Is it discombobulation I’m experiencing? I am distracted, to say the least.
Not wanting to get out of my bathrobe today, I made the short jaunt to the office wearing it. Hey. It’s unseasonably warm out there, my friends. And it’s not like it’s a long commute.
My fears of what I would find (or not) at the office when I got here were well founded. Against my better judgment I’d left Acaphlegmic alone when I headed out to mourn and commiserate with the crowds reeling from last night’s election results. He’d rounded up a couple fellow Ford supporters, and they were cleaning out our bar stock while singing Eye of the Tiger and other Rocky theme songs. I should’ve kicked them out but had little fight left in me.
This a.m. not only was all the liquor gone but most of the office had been ransacked as well. Don’t get me wrong, I point no fingers at the character of Ford supporters. Acaphlegmic is not a stranger to petty larceny, so I’m keeping the blame entirely in house on this one.
Yes, it’s going to be a strange next 4 years.
Which is probably why Acaphlegmic will fit into the Ford era so perfectly. My other colleague, however, might not be so adaptive to the change. I’d met up with an ashen faced Urban Sophisticat along my magical misery tour last night. Much of his lack of colour could be explained by an adverse reaction to the evening’s election outcome. Some had to be due to the fact that I’d found him out on a patio furiously puffing on a pipe. A pipe?!
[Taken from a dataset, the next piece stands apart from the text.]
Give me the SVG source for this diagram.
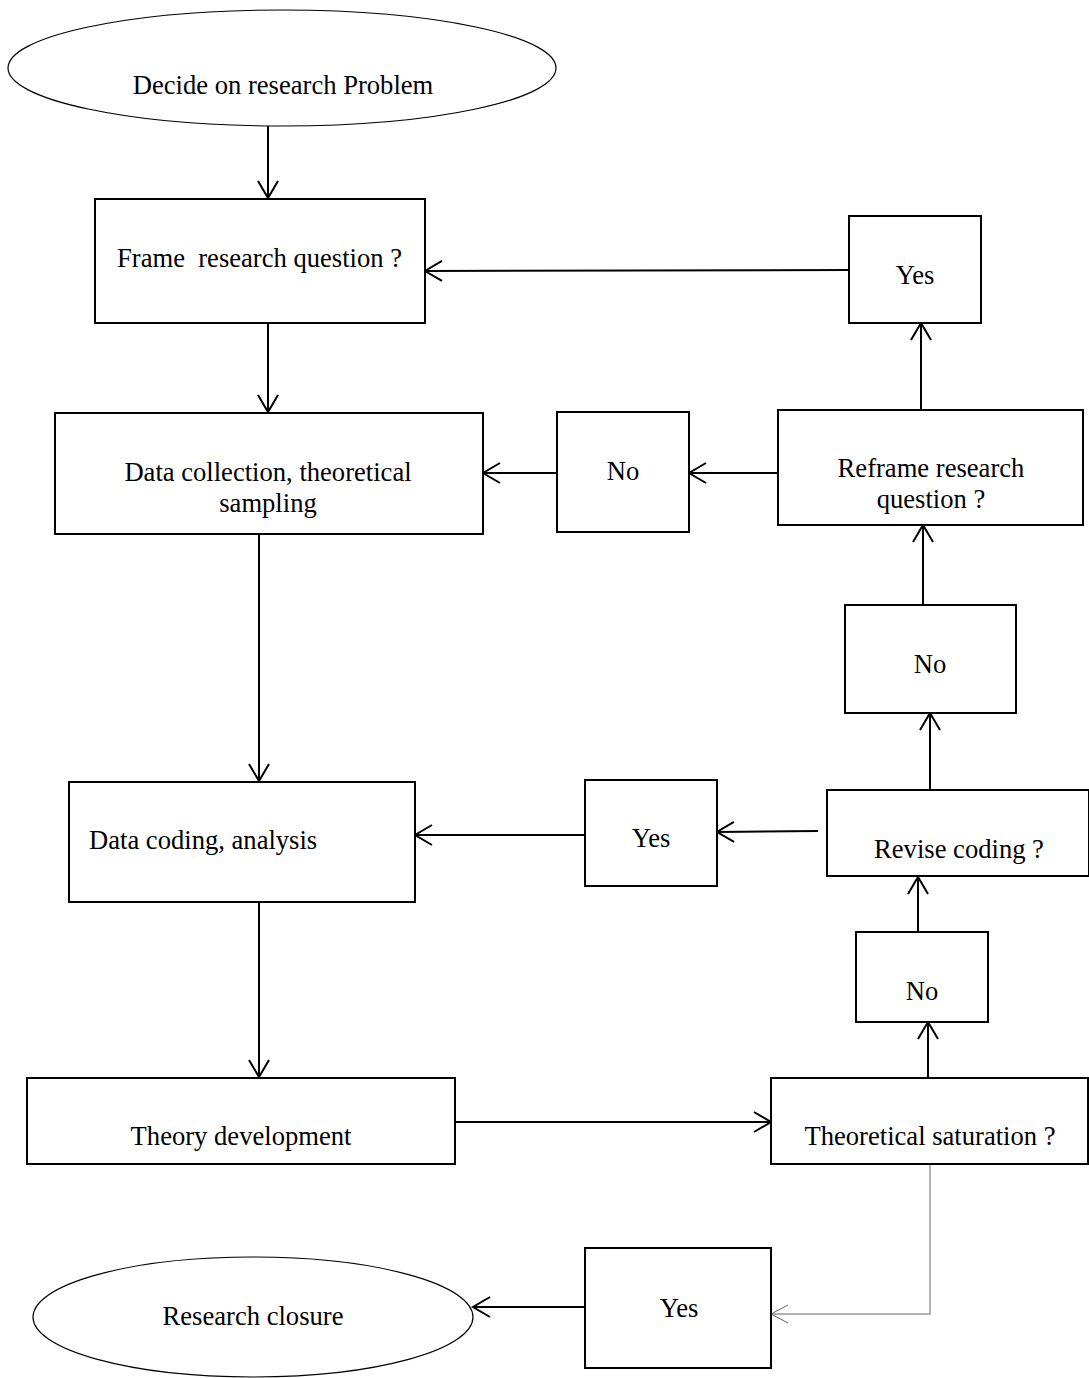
<svg xmlns="http://www.w3.org/2000/svg" width="1089" height="1378" viewBox="0 0 1089 1378">
<style>
.box{fill:#fff;stroke:#000;stroke-width:2}
.ell{fill:#fff;stroke:#000;stroke-width:1.2}
.t{font-family:"Liberation Serif","Times New Roman",serif;font-size:26.6px;fill:#000;white-space:pre}
.c{text-anchor:middle}
.ln{fill:none;stroke:#000;stroke-width:2}
.gl{fill:none;stroke:#999;stroke-width:1.5}
</style>
<defs>
<marker id="ah" markerUnits="userSpaceOnUse" markerWidth="24" markerHeight="24" refX="20" refY="12" orient="auto">
<path d="M3,2 L20,12 L3,22" fill="none" stroke="#000" stroke-width="2"/>
</marker>
<marker id="ahg" markerUnits="userSpaceOnUse" markerWidth="24" markerHeight="24" refX="20" refY="12" orient="auto">
<path d="M3,3 L20,12 L3,21" fill="none" stroke="#666" stroke-width="1"/>
</marker>
</defs>
<rect width="1089" height="1378" fill="#fff"/>
<g id="connectors">
<line class="ln" x1="268" y1="126" x2="268" y2="198" marker-end="url(#ah)"/>
<line class="ln" x1="849" y1="270" x2="425" y2="271" marker-end="url(#ah)"/>
<line class="ln" x1="268" y1="323" x2="268" y2="412" marker-end="url(#ah)"/>
<line class="ln" x1="557" y1="473" x2="483" y2="473" marker-end="url(#ah)"/>
<line class="ln" x1="777" y1="473" x2="689" y2="473" marker-end="url(#ah)"/>
<line class="ln" x1="921" y1="410" x2="921" y2="323" marker-end="url(#ah)"/>
<line class="ln" x1="923" y1="605" x2="923" y2="525" marker-end="url(#ah)"/>
<line class="ln" x1="930" y1="790" x2="930" y2="713" marker-end="url(#ah)"/>
<line class="ln" x1="818" y1="831" x2="717" y2="832" marker-end="url(#ah)"/>
<line class="ln" x1="585" y1="835" x2="415" y2="835" marker-end="url(#ah)"/>
<line class="ln" x1="259" y1="534" x2="259" y2="781" marker-end="url(#ah)"/>
<line class="ln" x1="259" y1="902" x2="259" y2="1077" marker-end="url(#ah)"/>
<line class="ln" x1="455" y1="1122" x2="771" y2="1122" marker-end="url(#ah)"/>
<line class="ln" x1="928" y1="1078" x2="928" y2="1022" marker-end="url(#ah)"/>
<line class="ln" x1="918" y1="932" x2="918" y2="877" marker-end="url(#ah)"/>
<line class="ln" x1="585" y1="1307" x2="473" y2="1307" marker-end="url(#ah)"/>
<polyline class="gl" points="930,1164 930,1314 771,1314" marker-end="url(#ahg)"/>
</g>
<g id="n-decide">
<ellipse class="ell" cx="282" cy="68" rx="274" ry="58"/>
<text class="t c" x="283" y="94">Decide on research Problem</text>
</g>
<g id="n-frame">
<rect class="box" x="95" y="199" width="330" height="124"/>
<text class="t" x="117" y="267">Frame  research question ?</text>
</g>
<g id="n-yes1">
<rect class="box" x="849" y="216" width="132" height="107"/>
<text class="t c" x="915" y="284">Yes</text>
</g>
<g id="n-datacollection">
<rect class="box" x="55" y="413" width="428" height="121"/>
<text class="t c" x="268" y="481">Data collection, theoretical</text>
<text class="t c" x="268" y="512">sampling</text>
</g>
<g id="n-no1">
<rect class="box" x="557" y="412" width="132" height="120"/>
<text class="t c" x="623" y="480">No</text>
</g>
<g id="n-reframe">
<rect class="box" x="778" y="410" width="305" height="115"/>
<text class="t c" x="931" y="477">Reframe research</text>
<text class="t c" x="931" y="508">question ?</text>
</g>
<g id="n-no2">
<rect class="box" x="845" y="605" width="171" height="108"/>
<text class="t c" x="930" y="673">No</text>
</g>
<g id="n-revise">
<rect class="box" x="827" y="790" width="262" height="86"/>
<text class="t c" x="959" y="858">Revise coding ?</text>
</g>
<g id="n-yes2">
<rect class="box" x="585" y="780" width="132" height="106"/>
<text class="t c" x="651" y="847">Yes</text>
</g>
<g id="n-datacoding">
<rect class="box" x="69" y="782" width="346" height="120"/>
<text class="t" x="89" y="849">Data coding, analysis</text>
</g>
<g id="n-no3">
<rect class="box" x="856" y="932" width="132" height="90"/>
<text class="t c" x="922" y="1000">No</text>
</g>
<g id="n-theory">
<rect class="box" x="27" y="1078" width="428" height="86"/>
<text class="t c" x="241" y="1145">Theory development</text>
</g>
<g id="n-saturation">
<rect class="box" x="771" y="1078" width="317" height="86"/>
<text class="t c" x="930" y="1145">Theoretical saturation ?</text>
</g>
<g id="n-yes3">
<rect class="box" x="585" y="1248" width="186" height="120"/>
<text class="t c" x="679" y="1317">Yes</text>
</g>
<g id="n-closure">
<ellipse class="ell" cx="253" cy="1317" rx="220" ry="60"/>
<text class="t c" x="253" y="1325">Research closure</text>
</g>
</svg>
“They want to call me an ‘elite’?” he told me in response to the quizzical look on my face. “I’ll give them elite.” He then inhaled a little too defiantly, sucking smoke deep into his lungs and setting off on an extended coughing spell. Poor Urban Sophisticat. He hasn’t the constitution to cope with the coming 4 years. They’ll eat him alive. I wanted to give him a hug of deep consolation and assurance but between the hacking and smell of singed hazelnut, well, we’re not that close. I moved on before he started expiring blood.
That is not to say I possess an unassailable sang-froid about the Ford situation. What’s eating me this morning is the idea that I’m very much responsible for this fiasco. Perhaps if I hadn’t started this thing and joined in on the municipal politics conversation way back in January, things would not have transpired as they did. Before we here at All Fired Up in the Big Smoke appeared on the scene, there was only 1 Ford at City Hall. Now there are two. How can’t that be our fault? Maybe if we’d just kept our big yaps shut and simply continued doing what we were doing (I was content enough at my millinery work), things would not have turned out so very, very badly.
Of course, correlation does not imply causation. I may be taking myself a little too seriously, magnifying my importance in all this, way out of proportion. (You think?) But as I sit here, in my robe, in a plundered office, I cannot help but think that as a part of a movement, we did not beat back the storm of anger that descended upon the city. We did not/could not counter the anti-everything sentiment that swept over us last night. Instead, we chose the route of ridicule and disdain; dismissive of the feeling of alienation and outrage that was allowed to run amok, allowing the unbelievable to become the improbable that blossomed into the inevitable.
Accept it. Learn from it. Move on. A much bigger battle lies ahead.
And why is it so fucking hot in here!